Some of the important recommendations of the 14th finance commission are as follows:
- The fourteenth finance commission is of the view that tax tax devolution should be the primary route of resources to the states. The commission recommends to increase the tax devolution of the divisible pool to states to 42% for years 2015 to 2020. This is 10% more compared to 32% target set by 13th financial commission.
- The commission recommended that the new tax devolution should be the primary route of transfer of resources to States since it is formula based and thus conducive to sound fiscal federalism. However, to the extent that formula-based transfers do not meet the needs of specific States, they need to be supplemented by grants-in-aid.
- The commission came up with new formula to divide the 42% share of the divisible pool between the states.
- The commission followed the method adopted by the 12th commission and put the floor limit at 2 percent for smaller States and assigned 15 percent weight.
- The commission assigned 7.5 per cent weight to forest cover as the new criteria to balance the benefit of the huge ecological benefits and the opportunity cost in terms of area not available for other economic activities that becomes indicator of fiscal disability.
- The commission felt that allocation based on dated population data is not fair, and assigned a 17.5 percent weight to the 1971 population and assigned 10 percent a weight to the 2011 population to capture the demographic changes since 1971, both in terms of migration and age structure.

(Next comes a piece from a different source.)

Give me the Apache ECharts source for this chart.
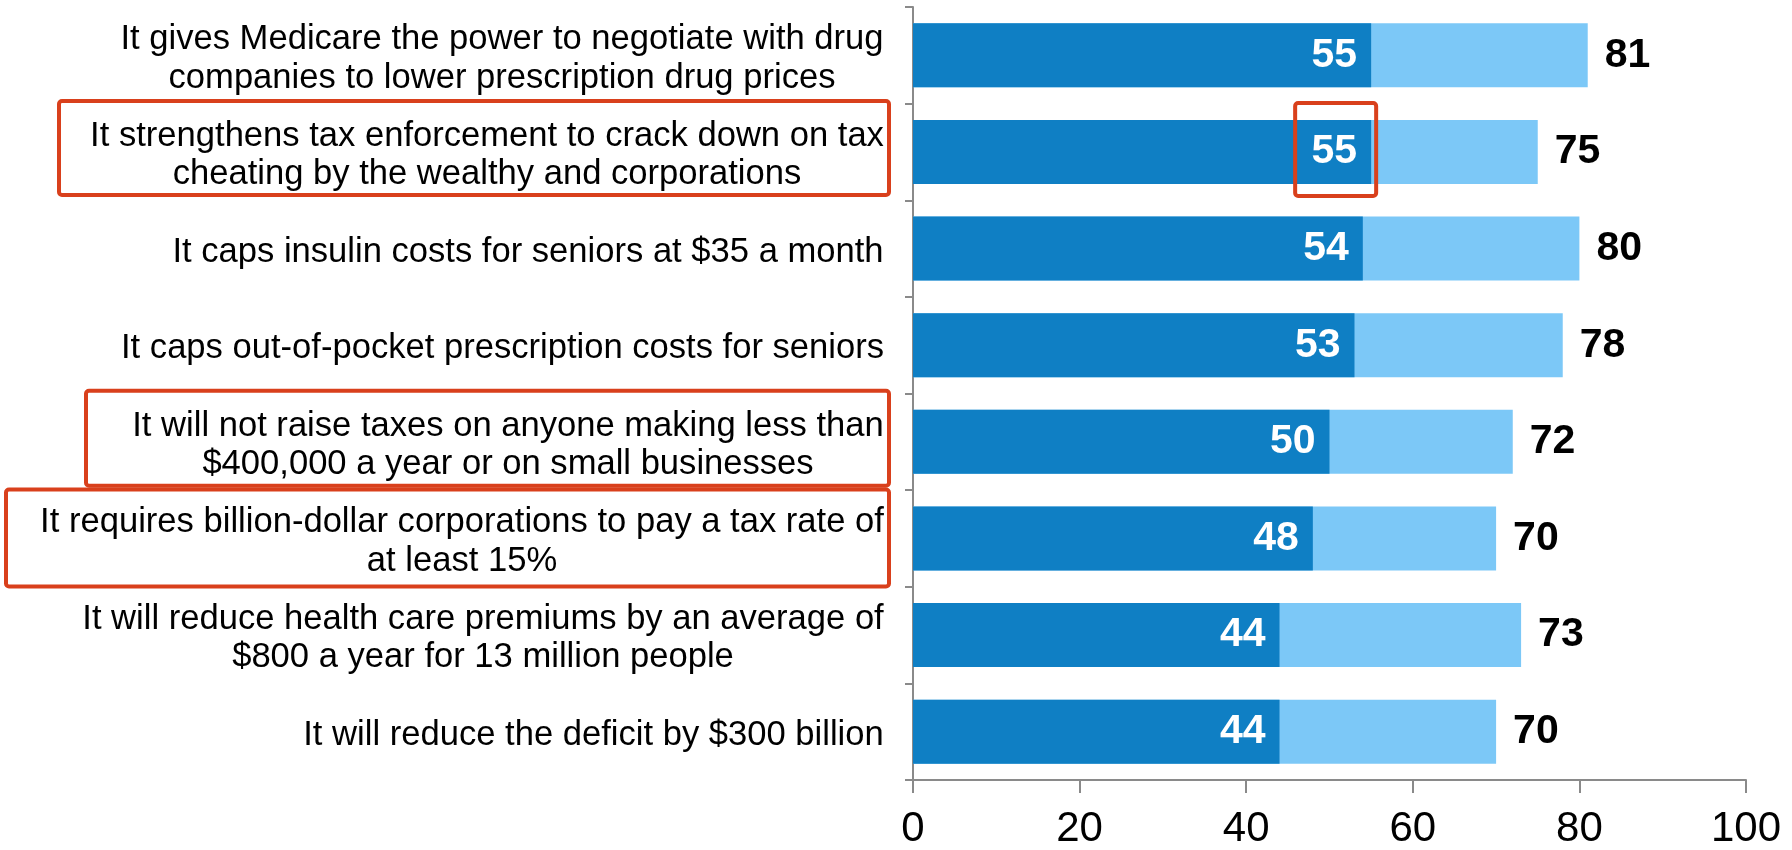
<!DOCTYPE html>
<html>
<head>
<meta charset="utf-8">
<script src="https://cdn.jsdelivr.net/npm/echarts@6/dist/echarts.min.js"></script>
<style>
  html, body { margin: 0; padding: 0; background: #fff; }
  #chart { width: 1792px; height: 850px; }
</style>
</head>
<body>
<div id="chart"></div>
<script>
// statements, top to bottom
var categories = [
  'It gives Medicare the power to negotiate with drug\ncompanies to lower prescription drug prices',
  'It strengthens tax enforcement to crack down on tax\ncheating by the wealthy and corporations',
  'It caps insulin costs for seniors at $35 a month',
  'It caps out-of-pocket prescription costs for seniors',
  'It will not raise taxes on anyone making less than\n$400,000 a year or on small businesses',
  'It requires billion-dollar corporations to pay a tax rate of\nat least 15%',
  'It will reduce health care premiums by an average of\n$800 a year for 13 million people',
  'It will reduce the deficit by $300 billion'
];
// dark part of the bar
var strongValues = [55, 55, 54, 53, 50, 48, 44, 44];
// full bar length
var totalValues = [81, 75, 80, 78, 72, 70, 73, 70];
var xTicks = [0, 20, 40, 60, 80, 100];

var FONT = '"Liberation Sans", Arial, Helvetica, sans-serif';
var LABEL_SIZE = 34.6;
var DARK = '#0f7fc4';
var LIGHT = '#7cc8f7';
var RED = '#d9401c';

// each label block: lines centered inside the widest line, block right aligned
var ctx = document.createElement('canvas').getContext('2d');
ctx.font = LABEL_SIZE + 'px ' + FONT;
var rich = {};
categories.forEach(function (c, i) {
  var w = Math.max.apply(null, c.split('\n').map(function (l) { return ctx.measureText(l).width; }));
  rich['l' + i] = {
    width: Math.ceil(w) + 2,
    align: 'center',
    fontSize: LABEL_SIZE,
    fontFamily: FONT,
    color: '#000',
    lineHeight: 38.5
  };
});

var chart = echarts.init(document.getElementById('chart'));
var option = {
  animation: false,
  grid: {
    left: 913,
    right: 46,
    top: 7,
    bottom: 67
  },
  xAxis: {
    type: 'value',
    min: 0,
    max: 100,
    interval: 20,
    splitLine: { show: false },
    axisLine: { show: true, lineStyle: { color: '#8a8a8a', width: 2 } },
    axisTick: { show: true, length: 13, lineStyle: { color: '#8a8a8a', width: 2 } },
    axisLabel: {
      margin: 28,
      fontSize: 42,
      fontFamily: FONT,
      color: '#000',
      formatter: function (v) { return xTicks.indexOf(v) >= 0 ? String(v) : ''; }
    }
  },
  yAxis: {
    type: 'category',
    inverse: true,
    data: categories,
    axisLine: { show: true, lineStyle: { color: '#8a8a8a', width: 2 } },
    axisTick: { show: true, length: 8, lineStyle: { color: '#8a8a8a', width: 2 } },
    axisLabel: {
      margin: 28,
      align: 'right',
      padding: [7, 0, 0, 0],
      formatter: function (v, idx) {
        return v.split('\n').map(function (l) { return '{l' + idx + '|' + l + '}'; }).join('\n');
      },
      rich: rich
    }
  },
  series: [
    {
      name: 'total',
      type: 'bar',
      data: totalValues,
      barWidth: 64,
      barGap: '-100%',
      itemStyle: { color: LIGHT },
      label: {
        show: true,
        position: 'right',
        distance: 17,
        fontSize: 41,
        fontWeight: 'bold',
        fontFamily: FONT,
        color: '#000'
      },
      z: 2
    },
    {
      name: 'strong',
      type: 'bar',
      data: strongValues,
      barWidth: 64,
      barGap: '-100%',
      itemStyle: { color: DARK },
      label: {
        show: true,
        position: 'insideRight',
        distance: 14,
        fontSize: 41,
        fontWeight: 'bold',
        fontFamily: FONT,
        color: '#fff'
      },
      z: 3
    }
  ]
};
chart.setOption(option);

// red highlight boxes (annotations), offsets relative to the category centre
var labelBoxes = [
  { idx: 1, left: 59, top: -51, bottom: 43 },
  { idx: 4, left: 86, top: -51, bottom: 44 },
  { idx: 5, left: 6, top: -49, bottom: 48 }
];
var graphics = [];
labelBoxes.forEach(function (b) {
  var cy = chart.convertToPixel({ yAxisIndex: 0 }, b.idx);
  var right = option.grid.left - 24;
  graphics.push({
    type: 'rect',
    shape: { x: b.left, y: cy + b.top, width: right - b.left, height: b.bottom - b.top, r: 3 },
    style: { fill: 'none', stroke: RED, lineWidth: 4 },
    z: 10
  });
});
var p55 = chart.convertToPixel({ xAxisIndex: 0, yAxisIndex: 0 }, [strongValues[1], 1]);
graphics.push({
  type: 'rect',
  shape: { x: p55[0] - 76, y: p55[1] - 49, width: 81, height: 93, r: 3 },
  style: { fill: 'none', stroke: RED, lineWidth: 4 },
  z: 10
});
chart.setOption({ graphic: graphics });
</script>
</body>
</html>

- The commission assigned 50% weight to income distance as it is the only measure of fiscal capacity. It is the distance of actual per capita income of a state from the state with the highest per capita. The commission calculated the income distance following the method used the 12th commission. A three-year average (2010-11 to 2012-13) per capita comparable GSDP has been taken for all the twenty-nine states. Income distance has been computed by taking the distance from the state having highest per capita GSDP. Goa had the highest, followed by Sikkim. Since these two are very small states, income distance had been computed from the third, Haryana. Goa, Sikkim and Haryana are assigned the same distance as obtained for Haryana.
- The grants by Union government are to be used only on the basic services within the functions assigned to them by legislation, water supply, sanitation, sewerage, storm water drainage, solid waste management, street lighting, local body roads and footpaths, parks, playgrounds etc. The Commission fixed the total size of the grant to be Rs. 2,87,436 crore for the period 2015-20, constituting an assistance of Rs. 488 per capita per annum at an aggregate level. Of this, the grant for panchayats is Rs. 2,00,292.2 crore and for municipalities is Rs. 87,143.8 crore.
- The Commission recommended that distribution of grants shall be given to the States using 2011 population data with weight of 90 percent and area with weight of 10 per cent. The grant to each State will be divided into two – a grant to duly constituted gram panchayats and a grant to duly constituted municipalities, on the basis of urban and rural population of that State using the data of Census 2011.
- Each grant has two components, basic and performance. The commission recommends that 50 per cent of the basic grant for the year is to be released to the State as the first installment of the year. The remaining basic grant and the full performance grant for the year may be released as the second instalment for the year. The State Government have to release the grants to the local bodies within fifteen days of it being credited to their account by the Union Government. In case of any delay, the State Governments have to pay the installment with interest paid from its own funds.
- In the case of gram panchayats, 90 per cent of the grant will be the basic grant and 10 per cent will be the performance grant. The grants for Panchayats should go only to them without any share for other levels of government in State. State Governments has to take care of the needs of the other levels and districts. Grants for gram panchayats with in a State will be distributed using the formula chosen by a state finance commission. In case the SFC formula is not available, then the share of each gram panchayat will be on the basis on 2011 population with a weight of 90 per cent and area with a weight of 10 per cent.
- In the case of municipalities, the division between basic and performance grant will be on a 80:20 basis. The basic grant for urban local bodies will be divided into tier-wise shares and distributed across each tier, the municipal corporations, municipalities (the tier II urban local bodies) and the nagar panchayats (the tier III local bodies) using the formula given by a state finance commission. In case the SFC formula is not available for urban local bodies, shares of each of the three tiers will be on the basis of population of 2011 with a weight of 90 percent and area with a weight of 10 percent, and then distributed among the entities in each tier in proportion using same formula.
- The commission recommended the Union to establish GST compensation fund. This compensation is to be used to address 100% of the shortfall in the first year, 75% in the second year and 50% in the third year. This additional fiscal burden on the Union government has to be taken as investment to get yields in the medium and long run.
- The financing of the NDRF had been from levying cess on some selected items and some of them will be subsumed by GST. The commission recommended the Union Government to ensure an assured source of funding. The commission recommended to consider tax exemption to private contributions to the NDRF. The commission recommended all States to contribute 10 per cent and Union with the remaining 90 per cent. Considering the need for regard to state-specific disasters, the commission recommended that up to 10 per cent of the funds available under the SDRF can be used by States for natural disasters that they consider to be ‘disasters’ within the local context in the State and which are not included in the notified list of disasters of the Ministry of Home Affairs.